● **Data provided**
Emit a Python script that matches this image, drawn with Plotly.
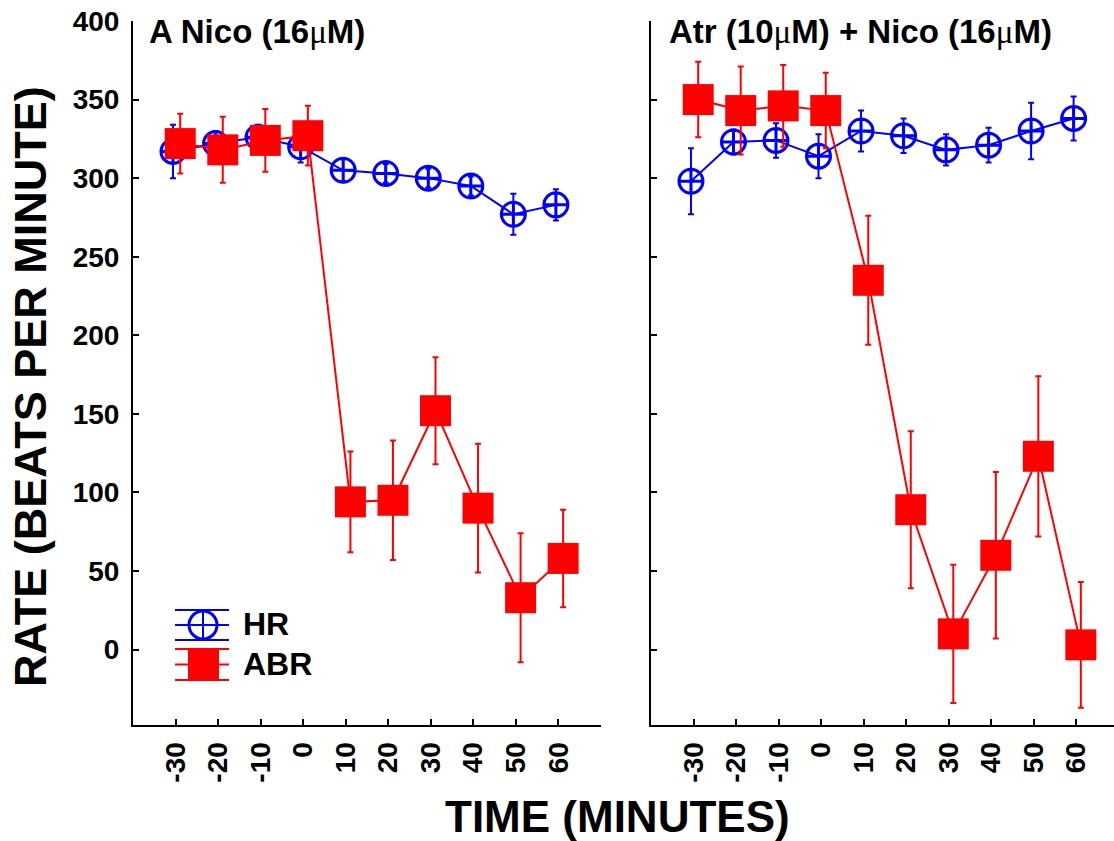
import plotly.graph_objects as go

# ---------------- data ----------------
time_min = [-30, -20, -10, 0, 10, 20, 30, 40, 50, 60]
tick_vals = [-30, -20, -10, 0, 10, 20, 30, 40, 50, 60, 70]
tick_text = ["-30", "-20", "-10", "0", "10", "20", "30", "40", "50", "60", ""]
y_ticks = [0, 50, 100, 150, 200, 250, 300, 350, 400]

hr_nico = [317, 322, 326, 320, 305, 303, 300, 295, 277, 283]
hr_nico_err = [17, 8, 8, 10, 7, 6, 6, 6, 13, 10]
abr_nico = [322, 318, 324, 327, 94, 95, 152, 90, 33, 58]
abr_nico_err = [19, 21, 20, 19, 32, 38, 34, 41, 41, 31]

hr_atr = [298, 323, 324, 314, 330, 327, 318, 321, 330, 338]
hr_atr_err = [21, 8, 11, 14, 13, 11, 10, 11, 18, 14]
abr_atr = [350, 343, 346, 343, 235, 89, 10, 60, 123, 3]
abr_atr_err = [24, 28, 26, 24, 41, 50, 44, 53, 51, 40]

MU = "<span style='font-family:Liberation Serif;font-weight:normal'>μ</span>"
panel_titles = ["A Nico (16" + MU + "M)",
                "Atr (10" + MU + "M) + Nico (16" + MU + "M)"]

# ---------------- style ----------------
W, H = 1114, 841
FONT = "Liberation Sans, Arial, sans-serif"
BLUE = "#0000FF"
RED = "#FF0000"
HR_SHIFT = -0.6
ABR_SHIFT = 1.1


def X(px):
    return px / W


def Y(py):
    return 1 - py / H


fig = go.Figure()


def add_panel(hr, hr_err, abr, abr_err, xa, ya):
    fig.add_trace(go.Scatter(
        x=[t + HR_SHIFT for t in time_min], y=hr, xaxis=xa, yaxis=ya,
        mode="lines+markers", name="HR", showlegend=False,
        line=dict(color=BLUE, width=2),
        marker=dict(symbol="circle-cross-open", size=24, color=BLUE,
                    line=dict(color=BLUE, width=3)),
        error_y=dict(type="data", array=hr_err, visible=True, color=BLUE,
                     thickness=2, width=3)))
    fig.add_trace(go.Scatter(
        x=[t + ABR_SHIFT for t in time_min], y=abr, xaxis=xa, yaxis=ya,
        mode="lines+markers", name="ABR", showlegend=False,
        line=dict(color=RED, width=2),
        marker=dict(symbol="square", size=31, color=RED,
                    line=dict(width=0)),
        error_y=dict(type="data", array=abr_err, visible=True, color=RED,
                     thickness=2, width=3)))


add_panel(hr_nico, hr_nico_err, abr_nico, abr_nico_err, "x", "y")
add_panel(hr_atr, hr_atr_err, abr_atr, abr_atr_err, "x2", "y2")

tickfont = dict(family=FONT, size=28, color="black", weight="bold")

common_x = dict(range=[-40, 70], tickmode="array", tickvals=tick_vals,
                ticktext=tick_text, tickangle=-90, ticks="inside", ticklen=6,
                tickwidth=2, tickcolor="black", showline=True, linecolor="black",
                linewidth=2, showgrid=False, zeroline=False, tickfont=tickfont,
                ticklabelstandoff=4, automargin=False)
common_y = dict(range=[-48, 400], tickmode="array", tickvals=y_ticks,
                ticks="inside", ticklen=6, tickwidth=2, tickcolor="black",
                showline=True, linecolor="black", linewidth=2, showgrid=False,
                zeroline=False, tickfont=tickfont, ticklabelstandoff=6,
                automargin=False)

y_dom = [Y(725), Y(21)]
fig.update_layout(
    width=W, height=H,
    margin=dict(l=0, r=0, t=0, b=0, autoexpand=False),
    paper_bgcolor="white", plot_bgcolor="white",
    showlegend=False,
    xaxis=dict(common_x, domain=[X(133), X(601)], anchor="y"),
    yaxis=dict(common_y, domain=y_dom, anchor="x"),
    xaxis2=dict(common_x, domain=[X(651), 1.0], anchor="y2", range=[-40, 68.9]),
    yaxis2=dict(common_y, domain=y_dom, anchor="x2", showticklabels=False),
)

title_font = dict(family=FONT, size=33, color="black", weight="bold")
annos = [
    dict(text=panel_titles[0], x=X(147), y=Y(31), xanchor="left", yanchor="middle",
         font=title_font),
    dict(text=panel_titles[1], x=X(667), y=Y(31), xanchor="left", yanchor="middle",
         font=title_font),
    dict(text="RATE (BEATS PER MINUTE)", x=X(30), y=Y(387), textangle=-90,
         xanchor="center", yanchor="middle",
         font=dict(family=FONT, size=45, color="black", weight="bold")),
    dict(text="TIME (MINUTES)", x=X(617), y=Y(816), xanchor="center", yanchor="middle",
         font=dict(family=FONT, size=44, color="black", weight="bold")),
    dict(text="HR", x=X(241), y=Y(624), xanchor="left", yanchor="middle",
         font=dict(family=FONT, size=32, color="black", weight="bold")),
    dict(text="ABR", x=X(241), y=Y(664), xanchor="left", yanchor="middle",
         font=dict(family=FONT, size=32, color="black", weight="bold")),
]
for a in annos:
    a.update(xref="paper", yref="paper", showarrow=False)
fig.update_layout(annotations=annos)

# ---------------- custom legend keys ----------------
shapes = []
for yy in (610, 625, 640):
    shapes.append(dict(type="line", x0=X(175), x1=X(229), y0=Y(yy), y1=Y(yy),
                       line=dict(color=BLUE, width=2)))
shapes.append(dict(type="circle", x0=X(189), x1=X(217), y0=Y(611), y1=Y(639),
                   line=dict(color=BLUE, width=3), fillcolor="white"))
shapes.append(dict(type="line", x0=X(203), x1=X(203), y0=Y(611), y1=Y(639),
                   line=dict(color=BLUE, width=2)))
shapes.append(dict(type="line", x0=X(189), x1=X(217), y0=Y(625), y1=Y(625),
                   line=dict(color=BLUE, width=2)))
for yy in (649, 664.5, 680):
    shapes.append(dict(type="line", x0=X(175), x1=X(229), y0=Y(yy), y1=Y(yy),
                       line=dict(color=RED, width=2)))
shapes.append(dict(type="rect", x0=X(188), x1=X(219), y0=Y(649), y1=Y(681),
                   line=dict(width=0), fillcolor=RED))
for s in shapes:
    s.update(xref="paper", yref="paper")
fig.update_layout(shapes=shapes)

fig.write_html("out.html")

● **Problem to solve**
Output exactly the span of lines from the top of the listing through the line holding "fig = go.Figure()", and leave every picture out.

● **Expected answer**
Emit a Python script that matches this image, drawn with Plotly.
import plotly.graph_objects as go

# ---------------- data ----------------
time_min = [-30, -20, -10, 0, 10, 20, 30, 40, 50, 60]
tick_vals = [-30, -20, -10, 0, 10, 20, 30, 40, 50, 60, 70]
tick_text = ["-30", "-20", "-10", "0", "10", "20", "30", "40", "50", "60", ""]
y_ticks = [0, 50, 100, 150, 200, 250, 300, 350, 400]

hr_nico = [317, 322, 326, 320, 305, 303, 300, 295, 277, 283]
hr_nico_err = [17, 8, 8, 10, 7, 6, 6, 6, 13, 10]
abr_nico = [322, 318, 324, 327, 94, 95, 152, 90, 33, 58]
abr_nico_err = [19, 21, 20, 19, 32, 38, 34, 41, 41, 31]

hr_atr = [298, 323, 324, 314, 330, 327, 318, 321, 330, 338]
hr_atr_err = [21, 8, 11, 14, 13, 11, 10, 11, 18, 14]
abr_atr = [350, 343, 346, 343, 235, 89, 10, 60, 123, 3]
abr_atr_err = [24, 28, 26, 24, 41, 50, 44, 53, 51, 40]

MU = "<span style='font-family:Liberation Serif;font-weight:normal'>μ</span>"
panel_titles = ["A Nico (16" + MU + "M)",
                "Atr (10" + MU + "M) + Nico (16" + MU + "M)"]

# ---------------- style ----------------
W, H = 1114, 841
FONT = "Liberation Sans, Arial, sans-serif"
BLUE = "#0000FF"
RED = "#FF0000"
HR_SHIFT = -0.6
ABR_SHIFT = 1.1


def X(px):
    return px / W


def Y(py):
    return 1 - py / H


fig = go.Figure()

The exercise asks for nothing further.